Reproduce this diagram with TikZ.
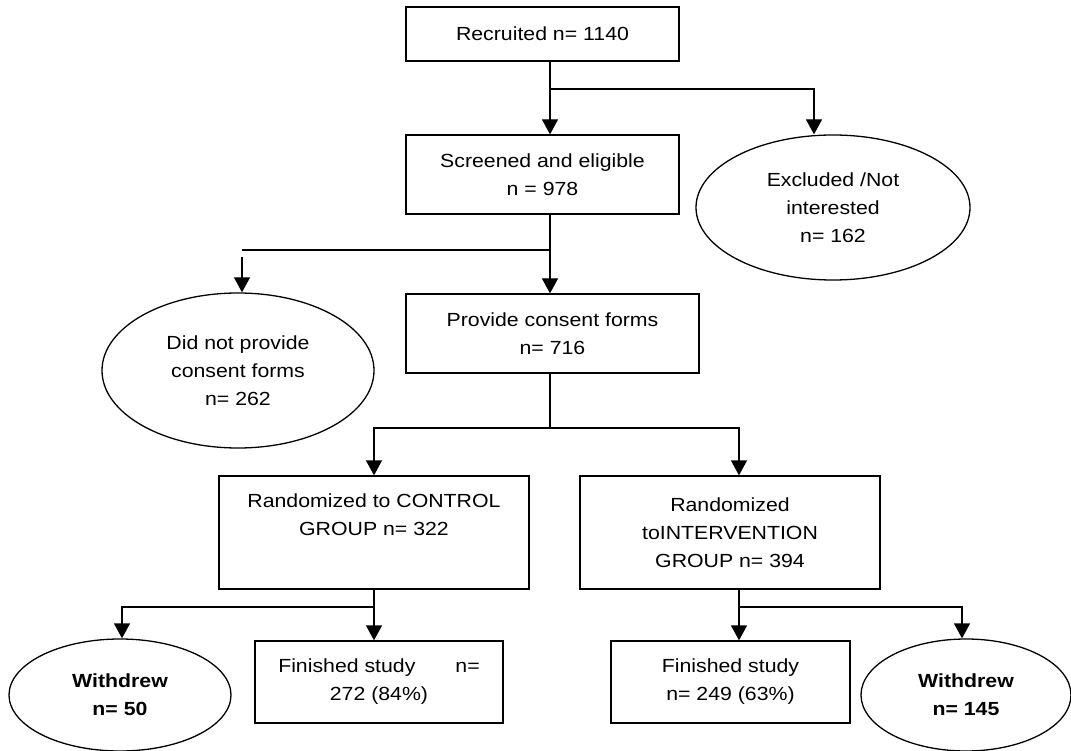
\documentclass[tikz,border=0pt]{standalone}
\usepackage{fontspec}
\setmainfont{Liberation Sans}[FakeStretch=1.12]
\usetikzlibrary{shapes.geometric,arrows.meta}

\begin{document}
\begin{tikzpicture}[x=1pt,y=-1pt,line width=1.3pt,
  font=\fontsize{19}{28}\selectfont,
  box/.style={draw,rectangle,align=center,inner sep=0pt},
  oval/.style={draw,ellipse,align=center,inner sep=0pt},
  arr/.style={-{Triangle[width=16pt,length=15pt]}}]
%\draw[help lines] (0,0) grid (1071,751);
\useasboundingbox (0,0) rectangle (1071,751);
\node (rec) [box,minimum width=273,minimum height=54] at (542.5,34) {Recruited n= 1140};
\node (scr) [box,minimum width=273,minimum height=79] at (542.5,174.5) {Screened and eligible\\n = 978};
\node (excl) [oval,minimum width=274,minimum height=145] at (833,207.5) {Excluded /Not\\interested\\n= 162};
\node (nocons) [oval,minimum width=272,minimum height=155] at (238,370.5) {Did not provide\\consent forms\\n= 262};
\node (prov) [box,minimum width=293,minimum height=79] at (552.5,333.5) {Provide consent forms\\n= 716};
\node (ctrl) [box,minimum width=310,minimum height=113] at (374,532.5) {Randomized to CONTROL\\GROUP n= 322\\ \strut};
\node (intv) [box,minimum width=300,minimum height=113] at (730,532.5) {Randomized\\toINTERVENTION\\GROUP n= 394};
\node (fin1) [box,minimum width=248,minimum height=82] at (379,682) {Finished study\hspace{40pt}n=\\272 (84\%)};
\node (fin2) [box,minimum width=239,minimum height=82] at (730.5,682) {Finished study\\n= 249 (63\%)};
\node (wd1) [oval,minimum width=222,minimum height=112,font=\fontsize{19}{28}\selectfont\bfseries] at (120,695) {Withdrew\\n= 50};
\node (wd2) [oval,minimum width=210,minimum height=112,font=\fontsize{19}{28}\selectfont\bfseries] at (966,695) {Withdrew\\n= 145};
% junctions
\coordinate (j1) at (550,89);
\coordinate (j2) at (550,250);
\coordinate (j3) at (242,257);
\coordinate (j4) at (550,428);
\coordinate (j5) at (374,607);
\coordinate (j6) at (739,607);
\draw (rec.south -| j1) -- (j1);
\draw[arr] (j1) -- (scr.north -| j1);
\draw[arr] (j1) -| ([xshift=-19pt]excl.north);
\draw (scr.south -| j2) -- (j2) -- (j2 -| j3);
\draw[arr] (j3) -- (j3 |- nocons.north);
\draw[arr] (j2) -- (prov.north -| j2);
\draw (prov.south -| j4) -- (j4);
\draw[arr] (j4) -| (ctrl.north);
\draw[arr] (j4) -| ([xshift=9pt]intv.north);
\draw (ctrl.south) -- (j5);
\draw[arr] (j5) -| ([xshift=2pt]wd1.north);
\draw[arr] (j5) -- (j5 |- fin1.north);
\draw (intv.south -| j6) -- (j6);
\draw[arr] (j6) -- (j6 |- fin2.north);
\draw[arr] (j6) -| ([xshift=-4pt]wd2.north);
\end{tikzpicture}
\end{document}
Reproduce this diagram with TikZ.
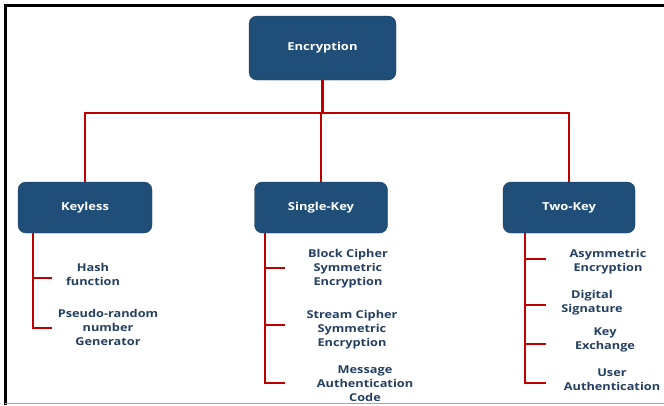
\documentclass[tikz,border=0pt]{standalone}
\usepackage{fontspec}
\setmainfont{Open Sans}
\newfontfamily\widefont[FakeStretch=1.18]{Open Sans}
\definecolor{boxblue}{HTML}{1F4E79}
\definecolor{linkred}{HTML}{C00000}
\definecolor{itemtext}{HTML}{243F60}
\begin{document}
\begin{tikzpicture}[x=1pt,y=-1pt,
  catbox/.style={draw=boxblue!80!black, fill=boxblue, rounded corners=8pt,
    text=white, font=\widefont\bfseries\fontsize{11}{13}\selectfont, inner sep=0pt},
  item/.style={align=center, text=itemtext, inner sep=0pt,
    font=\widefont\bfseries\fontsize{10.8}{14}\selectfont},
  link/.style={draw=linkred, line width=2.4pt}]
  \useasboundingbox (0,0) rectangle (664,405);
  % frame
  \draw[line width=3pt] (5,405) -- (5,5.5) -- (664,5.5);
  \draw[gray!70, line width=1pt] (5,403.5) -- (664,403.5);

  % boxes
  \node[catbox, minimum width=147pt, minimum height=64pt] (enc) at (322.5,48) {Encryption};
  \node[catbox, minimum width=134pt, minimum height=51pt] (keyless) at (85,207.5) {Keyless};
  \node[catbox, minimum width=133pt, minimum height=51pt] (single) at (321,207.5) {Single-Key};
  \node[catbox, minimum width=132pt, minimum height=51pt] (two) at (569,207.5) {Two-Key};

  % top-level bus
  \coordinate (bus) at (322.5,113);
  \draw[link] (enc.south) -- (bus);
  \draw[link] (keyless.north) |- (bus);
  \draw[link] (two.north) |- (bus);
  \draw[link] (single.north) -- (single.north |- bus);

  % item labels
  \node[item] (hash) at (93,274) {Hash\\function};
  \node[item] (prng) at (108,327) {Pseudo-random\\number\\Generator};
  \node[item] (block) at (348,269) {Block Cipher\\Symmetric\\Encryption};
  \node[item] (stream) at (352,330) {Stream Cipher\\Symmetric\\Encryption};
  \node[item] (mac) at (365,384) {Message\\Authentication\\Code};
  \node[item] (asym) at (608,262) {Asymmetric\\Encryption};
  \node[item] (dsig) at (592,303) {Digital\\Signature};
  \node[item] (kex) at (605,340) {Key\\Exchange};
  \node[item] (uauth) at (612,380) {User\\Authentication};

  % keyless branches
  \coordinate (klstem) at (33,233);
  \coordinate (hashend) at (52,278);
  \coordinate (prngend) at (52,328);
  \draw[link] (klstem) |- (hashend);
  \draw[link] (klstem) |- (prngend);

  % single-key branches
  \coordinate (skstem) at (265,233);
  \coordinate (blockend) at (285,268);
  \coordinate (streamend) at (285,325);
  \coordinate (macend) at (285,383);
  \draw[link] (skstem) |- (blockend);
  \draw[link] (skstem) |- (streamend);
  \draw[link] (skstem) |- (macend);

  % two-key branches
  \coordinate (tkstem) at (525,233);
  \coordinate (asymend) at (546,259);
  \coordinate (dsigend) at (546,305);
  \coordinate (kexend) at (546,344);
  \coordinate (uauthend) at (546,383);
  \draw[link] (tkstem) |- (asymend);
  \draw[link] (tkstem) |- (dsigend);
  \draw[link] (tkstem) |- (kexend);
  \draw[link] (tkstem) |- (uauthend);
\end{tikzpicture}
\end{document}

- [Short problem] Return each line exactly as written. Any picture gets left out.

- [The response]
Reproduce this diagram with TikZ.
\documentclass[tikz,border=0pt]{standalone}
\usepackage{fontspec}
\setmainfont{Liberation Sans}[FakeStretch=1.12]
\usetikzlibrary{shapes.geometric,arrows.meta}

\begin{document}
\begin{tikzpicture}[x=1pt,y=-1pt,line width=1.3pt,
  font=\fontsize{19}{28}\selectfont,
  box/.style={draw,rectangle,align=center,inner sep=0pt},
  oval/.style={draw,ellipse,align=center,inner sep=0pt},
  arr/.style={-{Triangle[width=16pt,length=15pt]}}]
%\draw[help lines] (0,0) grid (1071,751);
\useasboundingbox (0,0) rectangle (1071,751);
\node (rec) [box,minimum width=273,minimum height=54] at (542.5,34) {Recruited n= 1140};
\node (scr) [box,minimum width=273,minimum height=79] at (542.5,174.5) {Screened and eligible\\n = 978};
\node (excl) [oval,minimum width=274,minimum height=145] at (833,207.5) {Excluded /Not\\interested\\n= 162};
\node (nocons) [oval,minimum width=272,minimum height=155] at (238,370.5) {Did not provide\\consent forms\\n= 262};
\node (prov) [box,minimum width=293,minimum height=79] at (552.5,333.5) {Provide consent forms\\n= 716};
\node (ctrl) [box,minimum width=310,minimum height=113] at (374,532.5) {Randomized to CONTROL\\GROUP n= 322\\ \strut};
\node (intv) [box,minimum width=300,minimum height=113] at (730,532.5) {Randomized\\toINTERVENTION\\GROUP n= 394};
\node (fin1) [box,minimum width=248,minimum height=82] at (379,682) {Finished study\hspace{40pt}n=\\272 (84\%)};
\node (fin2) [box,minimum width=239,minimum height=82] at (730.5,682) {Finished study\\n= 249 (63\%)};
\node (wd1) [oval,minimum width=222,minimum height=112,font=\fontsize{19}{28}\selectfont\bfseries] at (120,695) {Withdrew\\n= 50};
\node (wd2) [oval,minimum width=210,minimum height=112,font=\fontsize{19}{28}\selectfont\bfseries] at (966,695) {Withdrew\\n= 145};
% junctions
\coordinate (j1) at (550,89);
\coordinate (j2) at (550,250);
\coordinate (j3) at (242,257);
\coordinate (j4) at (550,428);
\coordinate (j5) at (374,607);
\coordinate (j6) at (739,607);
\draw (rec.south -| j1) -- (j1);
\draw[arr] (j1) -- (scr.north -| j1);
\draw[arr] (j1) -| ([xshift=-19pt]excl.north);
\draw (scr.south -| j2) -- (j2) -- (j2 -| j3);
\draw[arr] (j3) -- (j3 |- nocons.north);
\draw[arr] (j2) -- (prov.north -| j2);
\draw (prov.south -| j4) -- (j4);
\draw[arr] (j4) -| (ctrl.north);
\draw[arr] (j4) -| ([xshift=9pt]intv.north);
\draw (ctrl.south) -- (j5);
\draw[arr] (j5) -| ([xshift=2pt]wd1.north);
\draw[arr] (j5) -- (j5 |- fin1.north);
\draw (intv.south -| j6) -- (j6);
\draw[arr] (j6) -- (j6 |- fin2.north);
\draw[arr] (j6) -| ([xshift=-4pt]wd2.north);
\end{tikzpicture}
\end{document}
Reproduce this diagram with TikZ.
\documentclass[tikz,border=0pt]{standalone}
\usepackage{fontspec}
\setmainfont{Open Sans}
\newfontfamily\widefont[FakeStretch=1.18]{Open Sans}
\definecolor{boxblue}{HTML}{1F4E79}
\definecolor{linkred}{HTML}{C00000}
\definecolor{itemtext}{HTML}{243F60}
\begin{document}
\begin{tikzpicture}[x=1pt,y=-1pt,
  catbox/.style={draw=boxblue!80!black, fill=boxblue, rounded corners=8pt,
    text=white, font=\widefont\bfseries\fontsize{11}{13}\selectfont, inner sep=0pt},
  item/.style={align=center, text=itemtext, inner sep=0pt,
    font=\widefont\bfseries\fontsize{10.8}{14}\selectfont},
  link/.style={draw=linkred, line width=2.4pt}]
  \useasboundingbox (0,0) rectangle (664,405);
  % frame
  \draw[line width=3pt] (5,405) -- (5,5.5) -- (664,5.5);
  \draw[gray!70, line width=1pt] (5,403.5) -- (664,403.5);

  % boxes
  \node[catbox, minimum width=147pt, minimum height=64pt] (enc) at (322.5,48) {Encryption};
  \node[catbox, minimum width=134pt, minimum height=51pt] (keyless) at (85,207.5) {Keyless};
  \node[catbox, minimum width=133pt, minimum height=51pt] (single) at (321,207.5) {Single-Key};
  \node[catbox, minimum width=132pt, minimum height=51pt] (two) at (569,207.5) {Two-Key};

  % top-level bus
  \coordinate (bus) at (322.5,113);
  \draw[link] (enc.south) -- (bus);
  \draw[link] (keyless.north) |- (bus);
  \draw[link] (two.north) |- (bus);
  \draw[link] (single.north) -- (single.north |- bus);

  % item labels
  \node[item] (hash) at (93,274) {Hash\\function};
  \node[item] (prng) at (108,327) {Pseudo-random\\number\\Generator};
  \node[item] (block) at (348,269) {Block Cipher\\Symmetric\\Encryption};
  \node[item] (stream) at (352,330) {Stream Cipher\\Symmetric\\Encryption};
  \node[item] (mac) at (365,384) {Message\\Authentication\\Code};
  \node[item] (asym) at (608,262) {Asymmetric\\Encryption};
  \node[item] (dsig) at (592,303) {Digital\\Signature};
  \node[item] (kex) at (605,340) {Key\\Exchange};
  \node[item] (uauth) at (612,380) {User\\Authentication};

  % keyless branches
  \coordinate (klstem) at (33,233);
  \coordinate (hashend) at (52,278);
  \coordinate (prngend) at (52,328);
  \draw[link] (klstem) |- (hashend);
  \draw[link] (klstem) |- (prngend);

  % single-key branches
  \coordinate (skstem) at (265,233);
  \coordinate (blockend) at (285,268);
  \coordinate (streamend) at (285,325);
  \coordinate (macend) at (285,383);
  \draw[link] (skstem) |- (blockend);
  \draw[link] (skstem) |- (streamend);
  \draw[link] (skstem) |- (macend);

  % two-key branches
  \coordinate (tkstem) at (525,233);
  \coordinate (asymend) at (546,259);
  \coordinate (dsigend) at (546,305);
  \coordinate (kexend) at (546,344);
  \coordinate (uauthend) at (546,383);
  \draw[link] (tkstem) |- (asymend);
  \draw[link] (tkstem) |- (dsigend);
  \draw[link] (tkstem) |- (kexend);
  \draw[link] (tkstem) |- (uauthend);
\end{tikzpicture}
\end{document}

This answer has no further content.